WASHINGTON – Senate Republicans fell short of the 60 votes needed to limit debate Tuesday on legislation that would increase penalties for sex traffickers.

Sen. John Cornyn, R-Texas, has picked up bipartisan support for his Justice for Victims of Sex Trafficking legislation since he introduced it in January. But some Senate Democrats have a problem with a rider in the bill, disallowing use of federal funds to assist trafficking victims in getting abortions.

Democrats opposed to the rider voted against ending debate on the abortion amendment ahead of the 55-43 vote – five short of the required three-fifths majority — on the entirety of the legislation.

Democrats, a minority in the Senate, said Republicans were attempting to politicize the trafficking issue.

“Enough is enough,” Sen. Patty Murray, D-Wash., said during debate. “Senate Republicans have a choice today: politics as usual or work with us to get this done.”

The bill would amend the federal criminal code to expand the definition of sex trafficking and make “absolutely clear for judges, juries, prosecutors, and law enforcement officials that criminals who purchase sexual acts from human trafficking victims may be arrested, prosecuted, and convicted as sex trafficking offenders,” this, according to text of the legislation.

In a statement, Cornyn said, “We need to do everything we can to crack down on human traffickers and bring an end to these terrible crimes, and the Justice for Victims of Trafficking Act will provide law enforcement with the tools to do so, while also lending victims a helping hand.”

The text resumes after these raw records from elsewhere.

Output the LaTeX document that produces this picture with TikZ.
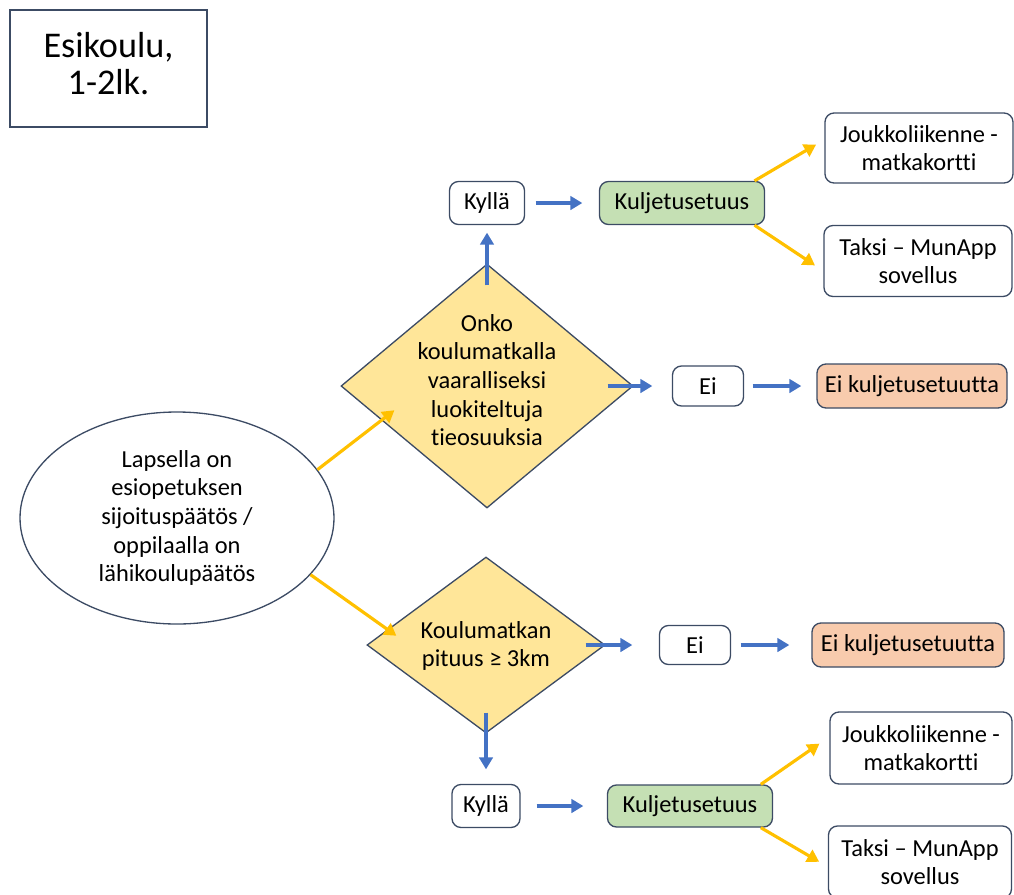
\documentclass[tikz,border=0pt]{standalone}
\usepackage{fontspec}
\setmainfont[Ligatures=NoCommon]{Carlito}
\usetikzlibrary{shapes.geometric,arrows.meta}
\definecolor{edgec}{RGB}{60,75,100}
\definecolor{bluearr}{RGB}{68,114,196}
\definecolor{goldarr}{RGB}{255,192,0}
\definecolor{diafill}{RGB}{255,230,153}
\definecolor{greenfill}{RGB}{197,224,180}
\definecolor{salmonfill}{RGB}{248,203,173}
\newcommand{\txt}{\fontsize{13.9}{16.3}\selectfont}
\tikzset{
 rbox/.style={draw=edgec, line width=0.75pt, rounded corners=1.8mm, fill=white, align=center, font=\txt, inner sep=0pt},
 diam/.style={draw=edgec, line width=0.75pt, diamond, fill=diafill, inner sep=0pt},
 barrow/.style={draw=bluearr, line width=1.8pt, -{Triangle[length=2.4mm,width=2.7mm]}},
 yarrow/.style={draw=goldarr, line width=1.8pt, -{Triangle[length=2.4mm,width=2.7mm]}},
}
\begin{document}
\begin{tikzpicture}[x=0.2mm,y=-0.2mm]
\useasboundingbox (0,0) rectangle (1014,894);

\node[draw=edgec, line width=0.9pt, minimum width=39.4mm, minimum height=23.4mm] (otsikko) at (108.5,68.5) {};
\node[align=center, font=\fontsize{20.6}{21}\selectfont] (otsikkot) at (108.5,63.5) {Esikoulu,\\1-2lk.};

\node[ellipse, draw=edgec, line width=0.75pt, minimum width=62.8mm, minimum height=42.4mm, inner sep=0pt, align=center, font=\txt] (lapsi) at (177,518) {Lapsella on\\esiopetuksen\\sijoituspäätös /\\oppilaalla on\\lähikoulupäätös};

% upper branch
\node[diam, minimum width=58.4mm, minimum height=48.8mm] (vaara) at (487,386) {};
\node[font=\txt, align=center] (vaarat) at (487,380) {Onko\\koulumatkalla\\vaaralliseksi\\luokiteltuja\\tieosuuksia};

\node[rbox, minimum width=15mm, minimum height=8.6mm] (kylla1) at (487,203) {Kyllä};
\node[rbox, fill=greenfill, minimum width=33mm, minimum height=8.6mm] (kulj1) at (682,203) {Kuljetusetuus};
\node[rbox, minimum width=37.6mm, minimum height=14mm] (jouk1) at (919,148) {Joukkoliikenne -\\matkakortti};
\node[rbox, minimum width=37.6mm, minimum height=14.2mm] (taksi1) at (918,261) {Taksi -- MunApp\\sovellus};
\node[rbox, minimum width=14.2mm, minimum height=8mm] (ei1) at (708,386) {Ei};
\node[rbox, fill=salmonfill, minimum width=38mm, minimum height=8.8mm] (eik1) at (912,386) {Ei kuljetusetuutta};

% lower branch
\node[diam, minimum width=47.6mm, minimum height=35.2mm] (matka) at (486,645) {};
\node[font=\txt, align=center] (matkat) at (486,646) {Koulumatkan\\pituus ≥ 3km};

\node[rbox, minimum width=14.2mm, minimum height=7.8mm] (ei2) at (695,645) {Ei};
\node[rbox, fill=salmonfill, minimum width=38.4mm, minimum height=8.8mm] (eik2) at (908,645) {Ei kuljetusetuutta};
\node[rbox, minimum width=13.6mm, minimum height=8.6mm] (kylla2) at (486,806) {Kyllä};
\node[rbox, fill=greenfill, minimum width=33mm, minimum height=8.4mm] (kulj2) at (690,806) {Kuljetusetuus};
\node[rbox, minimum width=36.4mm, minimum height=14.4mm] (jouk2) at (921,748) {Joukkoliikenne -\\matkakortti};
\node[rbox, minimum width=36.6mm, minimum height=14.4mm] (taksi2) at (920,862) {Taksi -- MunApp\\sovellus};

% arrows
\draw[yarrow, shorten >=-3.3mm] (lapsi.19) -- (vaara.198);
\draw[yarrow, shorten >=-2.2mm] (lapsi.337) -- (matka.171);

\draw[barrow, shorten <=-4.4mm, shorten >=1.5mm] (vaara.north) -- (vaara.north |- kylla1.south);
\draw[barrow, shorten <=2.1mm, shorten >=3.3mm] (kylla1.east) -- (kulj1.west);
\draw[yarrow, shorten >=1.9mm] (kulj1.17) -- (jouk1.175);
\draw[yarrow, shorten >=2mm] (kulj1.343) -- (taksi1.186);
\draw[barrow, shorten <=-5.2mm, shorten >=3.9mm] (vaara.east) -- (vaara.east -| ei1.west);
\draw[barrow, shorten <=1.7mm, shorten >=3mm] (ei1.east) -- (eik1.west);

\draw[barrow, shorten <=-4mm, shorten >=5.3mm] (matka.east) -- (matka.east -| ei2.west);
\draw[barrow, shorten <=1.9mm, shorten >=4.4mm] (ei2.east) -- (eik2.west);
\draw[barrow, shorten <=-4.2mm, shorten >=2.9mm] (matka.south) -- (matka.south |- kylla2.north);
\draw[barrow, shorten <=3.2mm, shorten >=4.7mm] (kylla2.east) -- (kulj2.west);
\draw[yarrow, shorten >=2.4mm] (kulj2.17) -- (jouk2.173);
\draw[yarrow, shorten >=2mm] (kulj2.343) -- (taksi2.183);

\end{tikzpicture}
\end{document}
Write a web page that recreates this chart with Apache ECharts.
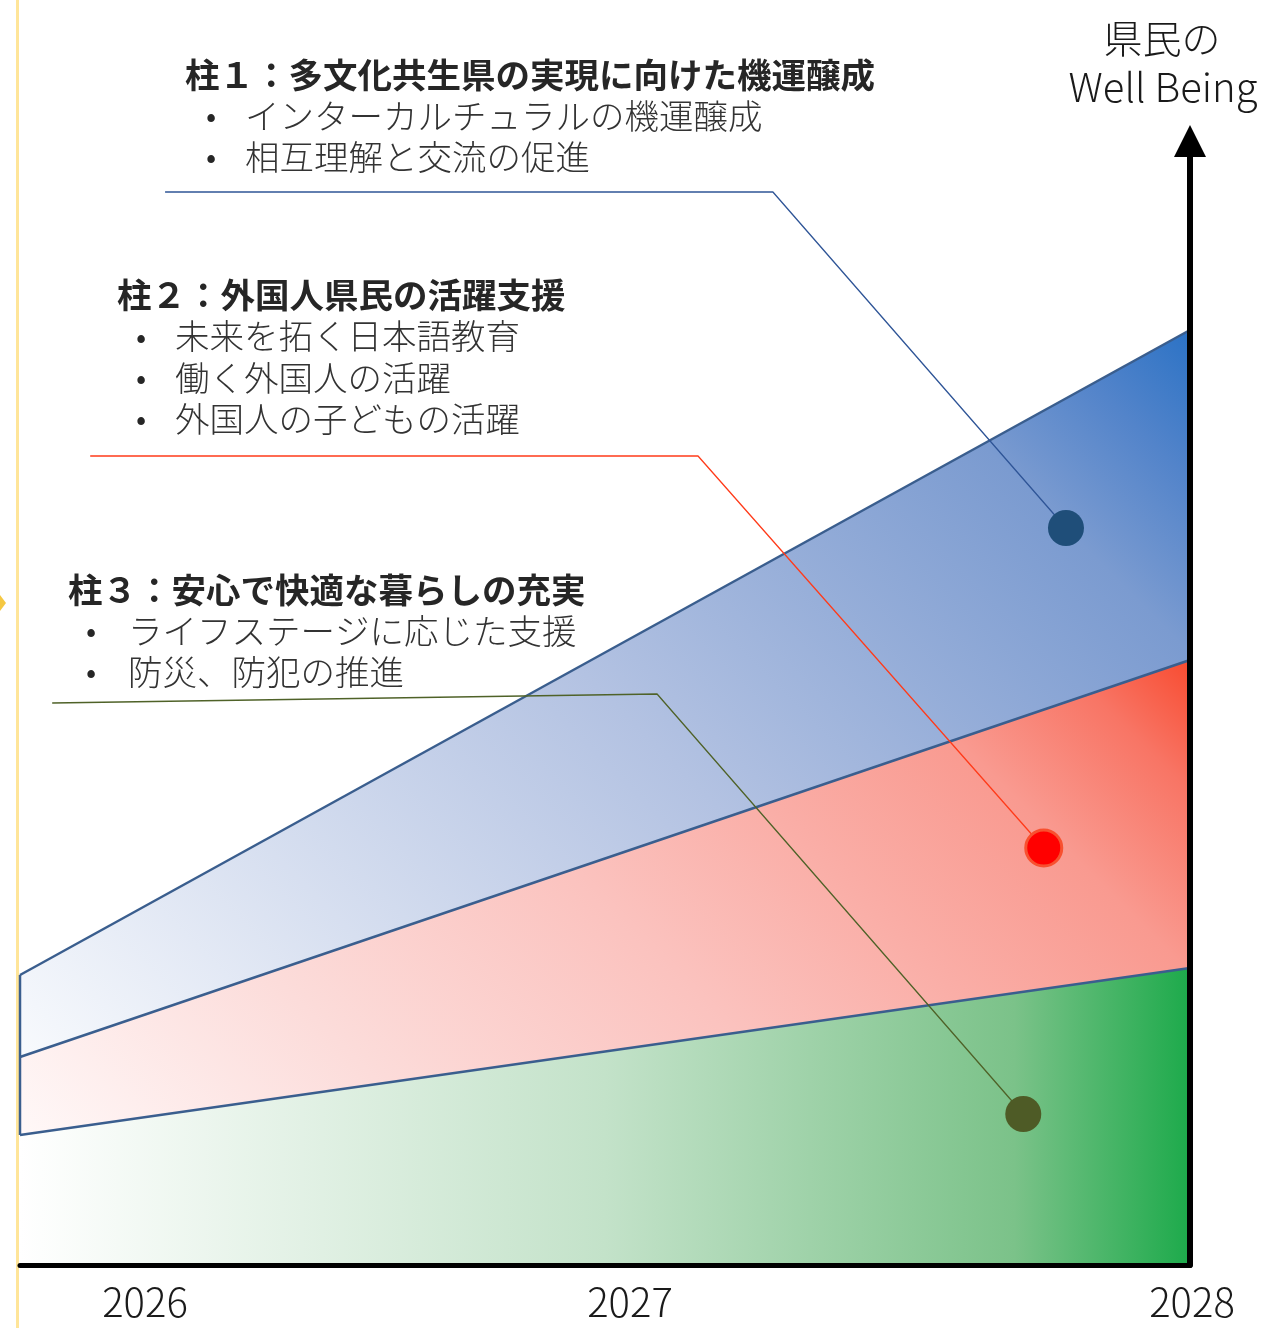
<!DOCTYPE html>
<html lang="ja">
<head>
<meta charset="utf-8">
<title>県民のWell Being</title>
<script src="https://cdn.jsdelivr.net/npm/echarts@6/dist/echarts.min.js"></script>
<style>
  html, body { margin: 0; padding: 0; background: #ffffff; }
  #chart { width: 1282px; height: 1328px; }
</style>
</head>
<body>
<div id="chart"></div>
<script>
// Time span on the horizontal axis
const yearStart = 2026;
const yearEnd = 2028;
const yearLabels = ['2026', '2027', '2028'];

// Stacked band thickness at the start and end year (bottom to top)
const bandYears = ['2026', '2028'];
const pillar3Band = [130, 297];   // green
const pillar2Band = [78, 308];    // red
const pillar1Band = [82, 330];    // blue

// Leader lines from each text block to its marker: [year, level]
const pillar1Leader = [[2026.248, 1073], [2027.287, 1073], [2027.788, 737]];
const pillar2Leader = [[2026.120, 809], [2027.159, 809], [2027.750, 417]];
const pillar3Leader = [[2026.055, 562], [2027.089, 571], [2027.715, 151]];

// Text blocks
const pillar1Title = '柱１：多文化共生県の実現に向けた機運醸成';
const pillar1Items = ['インターカルチュラルの機運醸成', '相互理解と交流の促進'];
const pillar2Title = '柱２：外国人県民の活躍支援';
const pillar2Items = ['未来を拓く日本語教育', '働く外国人の活躍', '外国人の子どもの活躍'];
const pillar3Title = '柱３：安心で快適な暮らしの充実';
const pillar3Items = ['ライフステージに応じた支援', '防災、防犯の推進'];
const axisTitle = ['県民の', 'Well Being'];

const FONT = '"Noto Sans CJK JP", "Noto Sans", sans-serif';
const edgeColor = '#3A5E8E';

const chart = echarts.init(document.getElementById('chart'), null, { renderer: 'canvas' });

function lg(x, y, x2, y2, stops) {
  return new echarts.graphic.LinearGradient(x, y, x2, y2,
    stops.map(s => ({ offset: s[0], color: s[1] })));
}

function bandSeries(name, values, fill) {
  return {
    name: name,
    type: 'line',
    xAxisIndex: 0,
    stack: 'wellbeing',
    data: values,
    symbol: 'none',
    lineStyle: { color: edgeColor, width: 2.5 },
    areaStyle: { color: fill, opacity: 1 },
    z: 2,
    silent: true
  };
}

function leaderSeries(points, color, dotColor, dotBorder) {
  return [{
    type: 'line',
    xAxisIndex: 1,
    data: points,
    symbol: 'none',
    lineStyle: { color: color, width: 1.3 },
    z: 5,
    silent: true
  }, {
    type: 'scatter',
    xAxisIndex: 1,
    data: [points[points.length - 1]],
    symbolSize: 36,
    itemStyle: { color: dotColor, borderColor: dotBorder || dotColor, borderWidth: dotBorder ? 3 : 0, opacity: 1 },
    z: 6,
    silent: true
  }];
}

function textBlock(title, items, left, titleY, bulletX, itemLeft, step) {
  const out = [{
    type: 'text', x: left, y: titleY, z: 20,
    style: { text: title, font: 'bold 34.5px ' + FONT, fill: '#262626', align: 'left', verticalAlign: 'middle' }
  }];
  items.forEach((t, i) => {
    const y = titleY + step * (i + 1);
    out.push({
      type: 'text', x: bulletX, y: y, z: 20,
      style: { text: '•', font: '30px ' + FONT, fill: '#262626', align: 'center', verticalAlign: 'middle' }
    });
    out.push({
      type: 'text', x: itemLeft, y: y, z: 20,
      style: { text: t, font: '300 34.5px ' + FONT, fill: '#333333', align: 'left', verticalAlign: 'middle' }
    });
  });
  return out;
}

// Year labels sit under the base line
const yearLabelX = [145, 630, 1192];
const yearTexts = yearLabels.map((t, i) => ({
  type: 'text', x: yearLabelX[i], y: 1302, z: 20,
  style: { text: t, font: '300 40px ' + FONT, fill: '#1a1a1a', align: 'center', verticalAlign: 'middle' }
}));

const hiddenAxisParts = {
  axisTick: { show: false }, axisLabel: { show: false }, splitLine: { show: false }
};

// Fills run at 45° from the top-right corner of each band to its lower-left corner
const greenFill = lg(0, 0, 1, 0, [
  [0, '#FFFFFF'], [0.5, '#C3E2C9'], [0.85, '#7BC289'], [1, '#1DAA4B']
]);
const redFill = lg(1, 0, 0.297, 1.732, [
  [0, '#F84B30'], [0.08, '#F87565'], [0.19, '#F99A90'], [0.5, '#FBC2BE'], [0.75, '#FCDCDA'], [1, '#FFF8F8']
]);
const blueFill = lg(1, 0, 0.189, 1.305, [
  [0, '#2B72C5'], [0.08, '#5384CA'], [0.17, '#7B9BD0'], [0.5, '#B3C2E2'], [1, '#F8FAFD']
]);

const option = {
  backgroundColor: '#ffffff',
  animation: false,
  grid: { left: 20, right: 92, top: 155, bottom: 63, containLabel: false },
  xAxis: [{
    type: 'category', data: bandYears, boundaryGap: false,
    axisLine: { show: true, onZero: false, lineStyle: { color: '#000000', width: 5 } },
    ...hiddenAxisParts,
    z: 10
  }, {
    type: 'value', min: yearStart, max: yearEnd, interval: 1,
    axisLine: { show: false },
    ...hiddenAxisParts
  }],
  yAxis: {
    type: 'value', position: 'right', min: 0, max: 1110,
    axisLine: {
      show: true, onZero: false,
      lineStyle: { color: '#000000', width: 6 },
      symbol: ['none', 'triangle'], symbolSize: [32, 32], symbolOffset: [0, 14]
    },
    ...hiddenAxisParts,
    z: 10
  },
  series: [
    bandSeries('柱３', pillar3Band, greenFill),
    bandSeries('柱２', pillar2Band, redFill),
    bandSeries('柱１', pillar1Band, blueFill),
    {
      // left edge of the upper two bands
      type: 'line',
      xAxisIndex: 1,
      data: [[yearStart, pillar3Band[0]], [yearStart, pillar3Band[0] + pillar2Band[0] + pillar1Band[0]]],
      symbol: 'none',
      lineStyle: { color: edgeColor, width: 2.5 },
      z: 3, silent: true
    },
    ...leaderSeries(pillar1Leader, '#2F5597', '#1F4E79', null),
    ...leaderSeries(pillar2Leader, '#FF3B1A', '#FF0000', '#F8502F'),
    ...leaderSeries(pillar3Leader, '#4F6228', '#4E5B26', null)
  ],
  graphic: [
    {
      type: 'line', z: 1,
      shape: { x1: 17.5, y1: 0, x2: 17.5, y2: 1328 },
      style: { stroke: '#FFE599', lineWidth: 3 }
    },
    {
      type: 'polygon', z: 1,
      shape: { points: [[0, 595], [6, 603], [0, 611]] },
      style: { fill: '#F5C842' }
    },
    ...textBlock(pillar1Title, pillar1Items, 185, 75, 211, 245, 41),
    ...textBlock(pillar2Title, pillar2Items, 117, 295, 141, 175, 41.3),
    ...textBlock(pillar3Title, pillar3Items, 68, 590, 91, 128, 41),
    {
      type: 'text', x: 1162, y: 38, z: 20,
      style: { text: axisTitle[0], font: '300 39px ' + FONT, fill: '#1a1a1a', align: 'center', verticalAlign: 'middle' }
    },
    {
      type: 'text', x: 1163, y: 87, z: 20,
      style: { text: axisTitle[1], font: '300 40px ' + FONT, fill: '#1a1a1a', align: 'center', verticalAlign: 'middle' }
    },
    ...yearTexts
  ]
};

chart.setOption(option);
</script>
</body>
</html>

The bill equates the punishment for soliciting sex from a victim of trafficking to that of the traffickers themselves.

“I’m glad that this issue is finally getting the kind of attention that it deserves,” Cornyn said. “But I would be lying to you if I said I wasn’t disappointed that this bill has become political.”

Money from fines accrued under the new law would establish the Domestic Trafficking Victims’ Fund. But Republicans don’t want any of that money used to fund abortions for victims of trafficking.

“For those who, like myself, have actually prosecuted these cases, we know how important it is,” said Sen. Patrick Leahy, D-Vt., “Listen to the victims. They say, ‘Take out this language and let’s move forward.’”

The bill is not dead. Majority Leader Sen. Mitch McConnell, R-Ky., said Republicans would block the nomination of Loretta Lynch for attorney general until Democrats come to an agreement on the anti-trafficking legislation.